11/7 Tass 424
GORKI, Moscow region, July 11 (Itar-Tass) — Plans for Moscow City’s territorial expansion will help create a ‘polycentric urban development environment’ coupled with up-to-date standards of living, officials in the governments of Moscow City and Moscow region believe.
The main asset and promise of the new plan is that the relocation of the federal agencies of power, as well as the construction of the international financial center, university centers, healthcare and sports facilities, and residential housing districts on new lands will lift the problem of an excessive concentration of the population and workplaces in downtown Moscow.
Moscow Mayor Sergei Sobyanin and Moscow region Governor Boris Gromov presented a report on the plan to President Dmitry Medvedev Monday.
“A fundamentally new urban development strategy for the entire Moscow agglomeration will be created,” an author of the plan said. “It will offer harmonious development and comfortable living conditions to almost 20 million Muscovites and residents of the region.”
The developers of the plan recalled that Moscow City has seen several major expansions throughout its history.
For instance, from 1917 through to 1961 its boundary was marked off by the Smaller Railway Ring — a circular bypass railway line around the then outskirts of the city.
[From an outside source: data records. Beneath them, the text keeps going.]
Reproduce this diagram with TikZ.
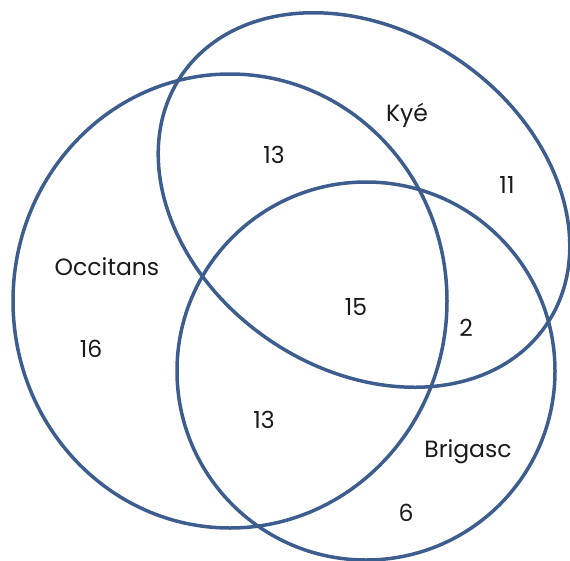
\documentclass[tikz,border=0pt]{standalone}
\usepackage{fontspec}
\setmainfont{Poppins}
\definecolor{venn}{RGB}{61,93,143}
\begin{document}
\begin{tikzpicture}[x=1pt,y=-1pt,
  ring/.style={draw=venn, line width=3.5pt},
  lbl/.style={font=\fontsize{23.5}{27}\selectfont, text=black!90, inner sep=0pt}]
\useasboundingbox (0,0) rectangle (570,560);
\draw[ring] (230,301) ellipse [x radius=217, y radius=227];
\draw[ring] (366,371) circle [radius=189];
\draw[ring, rotate around={-34.5:(364,200)}] (364,200) ellipse [x radius=221, y radius=169];
\node[lbl] (kye) at (407,115) {Kyé};
\node[lbl] (ok) at (274,155) {13};
\node[lbl] (k) at (507,185) {11};
\node[lbl] (occ) at (107,267) {Occitans};
\node[lbl] (okb) at (356,307) {15};
\node[lbl] (kb) at (466,328) {2};
\node[lbl] (o) at (91,349) {16};
\node[lbl] (ob) at (264,420) {13};
\node[lbl] (bri) at (468,452) {Brigasc};
\node[lbl] (b) at (406,513) {6};
\end{tikzpicture}
\end{document}
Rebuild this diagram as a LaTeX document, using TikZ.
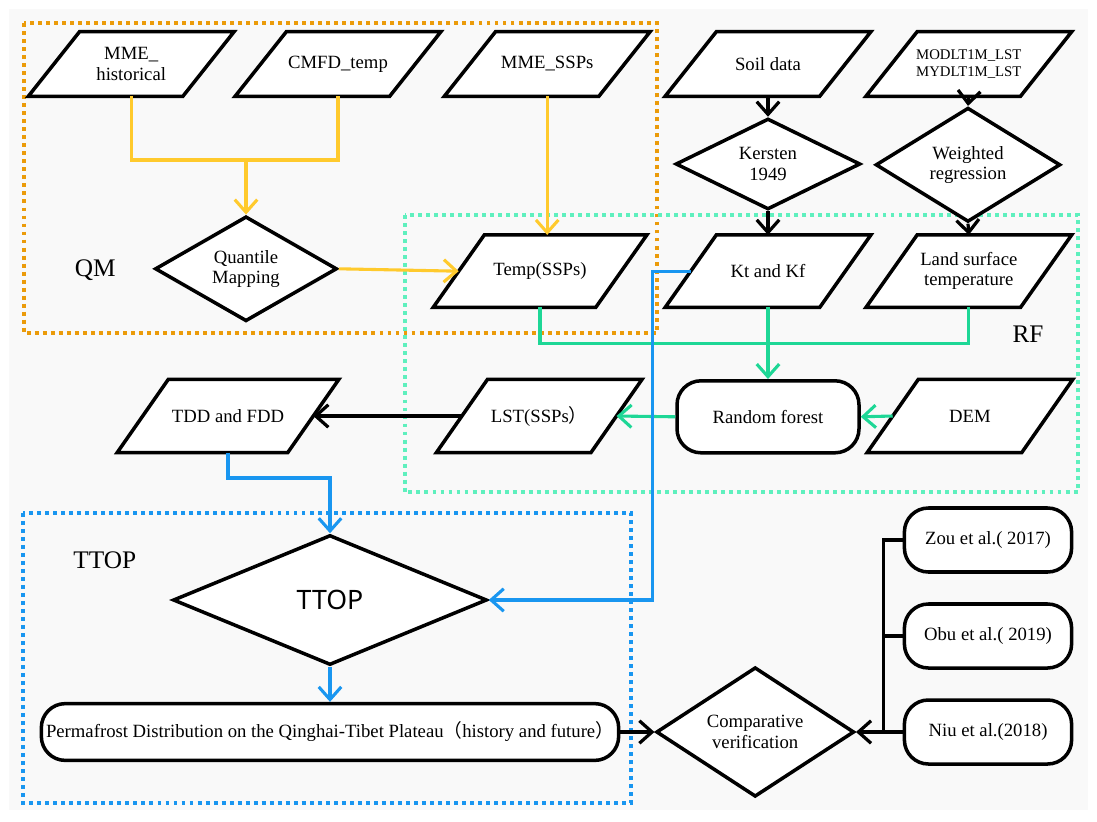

The General Urban Development Plan adopted in 1935 presupposed a territory of 60,000 hectares with a population of around 3.5 million people.
With the commissioning of a larger Moscow Automobile Ring Road /MKAD/ in 1961, the city expanded to 88,000 hectares and its population succesively grew to 6 million.
At present, Moscow has a territory of 107,000 hectares, living on which is a population of about 11.5 million. The city has turned into one of the world’s most densely populated urban conglomerates where an average of 11,000 people live on an area of 1 square kilometer.
For comparison, the density of the population totals 4,000 people per sq km in Berlin and less than 7,000 people in Paris, London and New York City.
On the face of it, Moscow has one of the smallest housing provision rates among Russian regions — 19 square meters per person versus Russia’s average 22.8 sq m.
The authors of the program are confident on the whole that “the time requires a departure from the historical concept of a single city center and the adoption of a more polycentric structure that will ensure an even spread of the population and distribution of functions of city agencies.”
They note the practical exhaustion of resources for urban development within Moscow’s current boundaries, saying that “any large-scale construction within the current boundaries will bring about a radical worsening of the Muscovites’ quality of life and the ecological situation in the region.”